'Be anxious for nothing..." ~Philippians 4:6

Monday, October 30, 2023

QUARANTINE LIFE: MONDAY THOUGHTS


My Dad used to say, “You just keep on living…”

He always did what he had to do, but that quip was sarcastically uttered any time he rejected what he thought was a ridiculous suggestion that called upon his time, attention, intellect, memory, or stamina.
Any time he was pressed to do what he didn’t feel like doing, or want to do, he’d smirk and say it— like, “Umm hmmm. Just wait. You gonna get old one of these days. You’ll see”.

Dad knew his limitations, and knew that one day, all of the whippersnappers around him would, “God willing”, reach his age and stage in life, and understand exactly how he felt. He’d lived a full, exciting life. He said God had blessed him to go everywhere he wanted to go, and do everything he wanted to do—and some.
“Travel”, he’d advise. “See the world. Live your life. You only get one”.

Dad always read the newspaper’s obituary column. 
Once, I asked him why, and he said he was hoping he didn’t see anybody he knew. It wasn’t until his later years that he explained he was looking for the aged—those who were of his generation—and he deeply lamented the passing of young people. (“Young” was, of course, relative.)
“They just got here!”, he’d say, shaking his head. “Look-a here! Twenty-three, 35, 42! Where are the people like me? People ain’t supposed to bury their children. It just don’t seem right.” 
Then he’d cut out the crossword puzzle, refold the paper, get up from the kitchen chair, grab his walker, and hum or whistle “Hold To God’s Unchanging Hand”, or “I Know Who Holds Tomorrow”, on his way to his recliner. 
“Im’a go out here and put my feet up.”

I thought about my Dad’s words this morning, as I learned of the passing of Aaron Preston Spears. 
I saw the cryptic, respectful posts as I scrolled social media, and was hoping the sadness and disbelief wasn’t directed at anyone I knew. Someone posted a picture, and then I saw the post on his page. 
Aaron was a young man. Only days ago, I’d posted birthday greetings. 
He was a father, husband, son, friend, mentor, teacher, corporate representative, and drum hero to many; a phenomenal musician, who has made the DMV music community so proud as he crisscrossed the globe, and dominated stages, and television screens, keeping the beat for some of the greatest artists of our time. He was an exceptional young man. He lived. He wasted no time utilizing and sharing his phenomenal gift, and always with a grateful heart, and deference to those upon whose shoulders he stood.

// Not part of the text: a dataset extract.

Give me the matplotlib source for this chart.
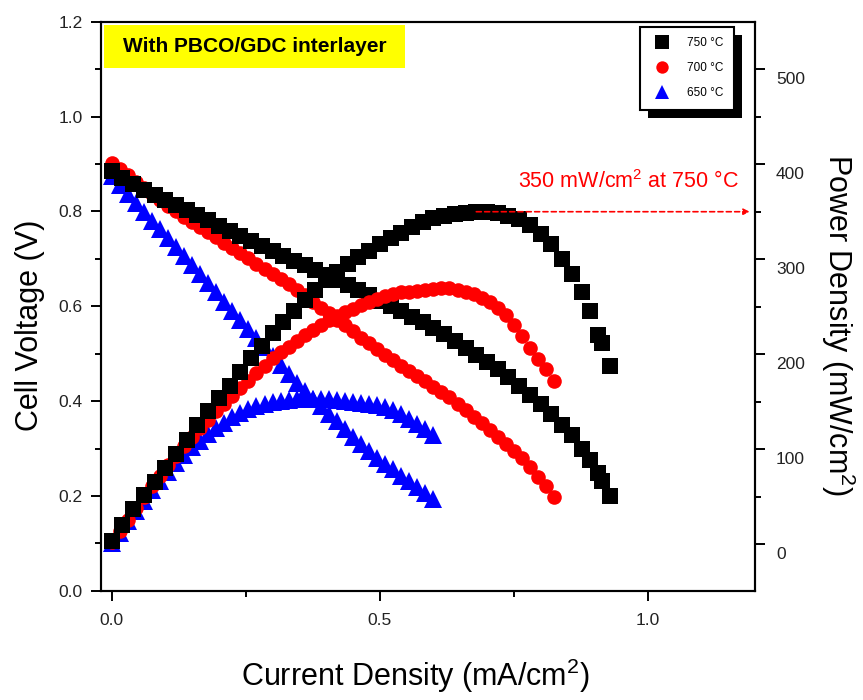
import matplotlib
matplotlib.use("Agg")
import matplotlib.pyplot as plt
from matplotlib.patches import Rectangle
from matplotlib.ticker import FixedLocator, MultipleLocator
from matplotlib.transforms import ScaledTranslation

plt.rcParams['font.family'] = ['Liberation Sans', 'DejaVu Sans']
plt.rcParams['mathtext.fontset'] = 'custom'
plt.rcParams['mathtext.rm'] = 'Liberation Sans'
plt.rcParams['mathtext.it'] = 'Liberation Sans'

# ---- 750 C ----
cur_750 = [0.00, 0.02, 0.04, 0.06, 0.08, 0.10, 0.12, 0.14, 0.16, 0.18,
           0.20, 0.22, 0.24, 0.26, 0.28, 0.30, 0.32, 0.34, 0.36, 0.38,
           0.40, 0.42, 0.44, 0.46, 0.48, 0.50, 0.52, 0.54, 0.56, 0.58,
           0.60, 0.62, 0.64, 0.66, 0.68, 0.70, 0.72, 0.74, 0.76, 0.78,
           0.80, 0.82, 0.84, 0.858, 0.877, 0.892, 0.907, 0.914, 0.929]
volt_750 = [0.885, 0.870, 0.857, 0.846, 0.835, 0.825, 0.814, 0.803, 0.792, 0.781,
            0.770, 0.759, 0.748, 0.737, 0.727, 0.717, 0.707, 0.696, 0.686, 0.676,
            0.666, 0.656, 0.645, 0.634, 0.623, 0.612, 0.601, 0.590, 0.578, 0.566,
            0.554, 0.541, 0.527, 0.513, 0.498, 0.483, 0.467, 0.450, 0.432, 0.413,
            0.393, 0.372, 0.350, 0.328, 0.300, 0.275, 0.248, 0.232, 0.200]
power_750 = [3, 20, 37, 52, 66, 80, 95, 110, 125, 140,
             154, 167, 181, 196, 209, 222, 234, 246, 257, 268,
             278, 287, 295, 302, 309, 316, 322, 328, 334, 339,
             343, 346, 348, 349, 350, 350, 349, 346, 342, 336,
             327, 316, 300, 284, 265, 245, 220, 212, 188]

# ---- 700 C ----
cur_700 = [0.000, 0.015, 0.030, 0.045, 0.060, 0.075, 0.090, 0.105, 0.120, 0.135,
           0.150, 0.165, 0.180, 0.195, 0.210, 0.225, 0.240, 0.255, 0.270, 0.285,
           0.300, 0.315, 0.330, 0.345, 0.360, 0.375, 0.390, 0.405, 0.420, 0.435,
           0.450, 0.465, 0.480, 0.495, 0.510, 0.525, 0.540, 0.555, 0.570, 0.585,
           0.600, 0.615, 0.630, 0.645, 0.660, 0.675, 0.690, 0.705, 0.720, 0.735,
           0.750, 0.765, 0.780, 0.795, 0.810, 0.825]
volt_700 = [0.903, 0.890, 0.877, 0.863, 0.850, 0.837, 0.824, 0.811, 0.800, 0.789,
            0.778, 0.767, 0.756, 0.745, 0.734, 0.723, 0.712, 0.701, 0.690, 0.679,
            0.668, 0.657, 0.646, 0.635, 0.623, 0.610, 0.597, 0.585, 0.572, 0.560,
            0.547, 0.534, 0.522, 0.509, 0.497, 0.486, 0.475, 0.464, 0.453, 0.442,
            0.430, 0.419, 0.408, 0.394, 0.381, 0.367, 0.354, 0.340, 0.325, 0.310,
            0.295, 0.280, 0.262, 0.240, 0.220, 0.198]
power_700 = [2, 14, 26, 38, 50, 61, 72, 83, 93, 103,
             113, 122, 131, 140, 148, 156, 164, 172, 180, 188,
             196, 202, 208, 214, 220, 225, 231, 236, 240, 244,
             248, 252, 255, 258, 261, 263, 265, 266, 267, 268,
             269, 270, 270, 268, 266, 263, 259, 255, 249, 241,
             231, 219, 207, 195, 184, 172]

# ---- 650 C ----
cur_650 = [0.000, 0.015, 0.030, 0.045, 0.060, 0.075, 0.090, 0.105, 0.120, 0.135,
           0.150, 0.165, 0.180, 0.195, 0.210, 0.225, 0.240, 0.255, 0.270, 0.285,
           0.300, 0.315, 0.330, 0.345, 0.360, 0.375, 0.390, 0.405, 0.420, 0.435,
           0.450, 0.465, 0.480, 0.495, 0.510, 0.525, 0.540, 0.555, 0.570, 0.585,
           0.600]
volt_650 = [0.875, 0.856, 0.837, 0.818, 0.799, 0.780, 0.762, 0.743, 0.724, 0.705,
            0.686, 0.667, 0.648, 0.629, 0.610, 0.591, 0.572, 0.553, 0.534, 0.515,
            0.496, 0.477, 0.458, 0.439, 0.421, 0.405, 0.389, 0.373, 0.357, 0.341,
            0.325, 0.309, 0.294, 0.281, 0.268, 0.256, 0.243, 0.231, 0.218, 0.206,
            0.193]
power_650 = [1, 12, 24, 35, 46, 57, 67, 76, 85, 94,
             102, 109, 116, 122, 128, 134, 138, 142, 145, 148,
             150, 151, 152, 153, 153, 153, 153, 153, 152, 151,
             150, 149, 148, 147, 144, 141, 137, 132, 127, 121,
             115]

labels = ['750 \u00b0C', '700 \u00b0C', '650 \u00b0C']
colors = ['black', 'red', 'blue']
markers = ['s', 'o', '^']
sizes = [12, 10.5, 12.5]

fig = plt.figure(figsize=(8.63, 7.0), dpi=100)
fig.patch.set_facecolor('white')
ax = fig.add_axes([0.117, 0.156, 0.758, 0.813])
ax2 = ax.twinx()

series = [(cur_750, volt_750, power_750),
          (cur_700, volt_700, power_700),
          (cur_650, volt_650, power_650)]

handles = []
for i in [2, 1, 0]:
    c, v, p = series[i]
    h, = ax.plot(c, v, linestyle='none', marker=markers[i], ms=sizes[i],
                 mfc=colors[i], mec=colors[i], mew=0, label=labels[i])
    ax2.plot(c, p, linestyle='none', marker=markers[i], ms=sizes[i],
             mfc=colors[i], mec=colors[i], mew=0)
    handles.append(h)
handles = handles[::-1]

# axes ranges and ticks
ax.set_xlim(-0.02, 1.2)
ax.set_ylim(0.0, 1.2)
ax2.set_ylim(-49, 550)
ax.xaxis.set_major_locator(FixedLocator([0.0, 0.5, 1.0]))
ax.xaxis.set_minor_locator(FixedLocator([0.25, 0.75]))
ax.yaxis.set_major_locator(MultipleLocator(0.2))
ax.yaxis.set_minor_locator(MultipleLocator(0.1))
ax2.yaxis.set_major_locator(FixedLocator([0, 100, 200, 300, 400, 500]))
ax2.yaxis.set_minor_locator(FixedLocator([50, 150, 250, 350, 450]))
ax.set_xticklabels(['0.0', '0.5', '1.0'])
ax.set_yticks([0.0, 0.2, 0.4, 0.6, 0.8, 1.0, 1.2])
ax.set_yticklabels(['0.0', '0.2', '0.4', '0.6', '0.8', '1.0', '1.2'])

for a in (ax, ax2):
    for s in a.spines.values():
        s.set_linewidth(1.5)
ax.tick_params(which='major', direction='out', length=7, width=1.4,
               labelsize=12.5, pad=6)
ax.tick_params(which='minor', direction='out', length=4.5, width=1.4)
ax.tick_params(axis='x', which='major', pad=9)
ax2.tick_params(which='major', direction='out', length=7, width=1.4,
                labelsize=12.5, pad=8)
ax2.tick_params(which='minor', direction='out', length=4.5, width=1.4)
ax.tick_params(axis='both', colors='black', labelcolor='#222222')
ax2.tick_params(axis='y', labelcolor='#222222')

# right-hand labels sit slightly below their ticks
shift = ScaledTranslation(0, -9 / 100, fig.dpi_scale_trans)
for t in ax2.yaxis.get_major_ticks():
    t.label2.set_transform(t.label2.get_transform() + shift)

ax.set_xlabel('Current Density (mA/cm$^{2}$)', fontsize=22)
ax.xaxis.set_label_coords(0.48, -0.116)
ax.set_ylabel('Cell Voltage (V)', fontsize=22)
ax.yaxis.set_label_coords(-0.085, 0.467)
ax2.set_ylabel('Power Density (mW/cm$^{2}$)', fontsize=22, rotation=270)
ax2.yaxis.set_label_coords(1.156, 0.467)

# title box
ax.add_patch(Rectangle((0.005, 0.919), 0.46, 0.076, transform=ax.transAxes,
                       facecolor='#ffff00', edgecolor='none', zorder=1))
ax.text(0.235, 0.957, 'With PBCO/GDC interlayer', transform=ax.transAxes,
        ha='center', va='center', fontsize=15, fontweight='bold', zorder=2)

# peak power marker
peak = max(power_750)
ax2.annotate('', xy=(1.19, peak), xytext=(0.68, peak),
             arrowprops=dict(arrowstyle='-|>', color='red', lw=1.2,
                             linestyle=(0, (3, 2)), mutation_scale=9,
                             shrinkA=0, shrinkB=0))
ax2.text(0.963, 382, '350 mW/cm$^{2}$ at 750 \u00b0C', color='red',
         ha='center', va='center', fontsize=15.5)

# legend with solid drop shadow
leg = ax2.legend(handles, labels, loc='upper left',
                 bbox_to_anchor=(0.824, 0.991), borderaxespad=0,
                 fontsize=8.5, frameon=True, fancybox=False, borderpad=0.9,
                 labelspacing=1.1, handlelength=2.0, handletextpad=1.1,
                 markerscale=0.85)
leg.get_frame().set_edgecolor('black')
leg.get_frame().set_linewidth(1.5)
leg.get_frame().set_facecolor('white')
leg.get_frame().set_alpha(1)
leg.set_zorder(10)

fig.canvas.draw()
bb = leg.get_frame().get_window_extent(fig.canvas.get_renderer())
inv = ax2.transAxes.inverted()
(x0, y0), (x1, y1) = inv.transform([(bb.x0 + 8, bb.y0 - 8), (bb.x1 + 8, bb.y1 - 8)])
ax2.add_patch(Rectangle((x0, y0), x1 - x0, y1 - y0, transform=ax2.transAxes,
                        facecolor='black', edgecolor='none', zorder=9,
                        clip_on=False))

fig.savefig('out.png', dpi=100)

I paused, cried, and remembered an humble, well-mannered, bright-eyed little kid, wearing the best, most infectious smile, who, because of the consummate, anointed musicians in his family and church community, couldn’t help but become great. The old folks were right. “He got it honest”.
I remembered how proud I felt, as I watched The Tonight Show, during the height of the pandemic. He was in the shadows, but that skill and joy was unmistakable.





My Dad had a point. There are some people whose passing doesn’t seem right or fair. You want to cry “foul!”. 
You really do want to know: Why them
With so many crotchety, white-haired, warmongers and scoundrels afoot; with so much hatred, bigotry, greed, mediocrity, rejection of integrity, and pitiful leadership on so many fronts, you wonder why the young, the honest, the kindhearted, the unproblematic —those making positive contributions—why do they have to leave us all behind? 
Why are the out-of-pocket imps shown such grace?


No matter what our connection, whether friends, fans, acquaintances or co-workers, we’ll never know the depth of sorrow of those who loved and knew him best.
My sincere condolences to, and prayers for the wonderfully gifted Spears family.

Rest in peace, “Urn”. (It’s a DMV thing.) It was an honor to know you.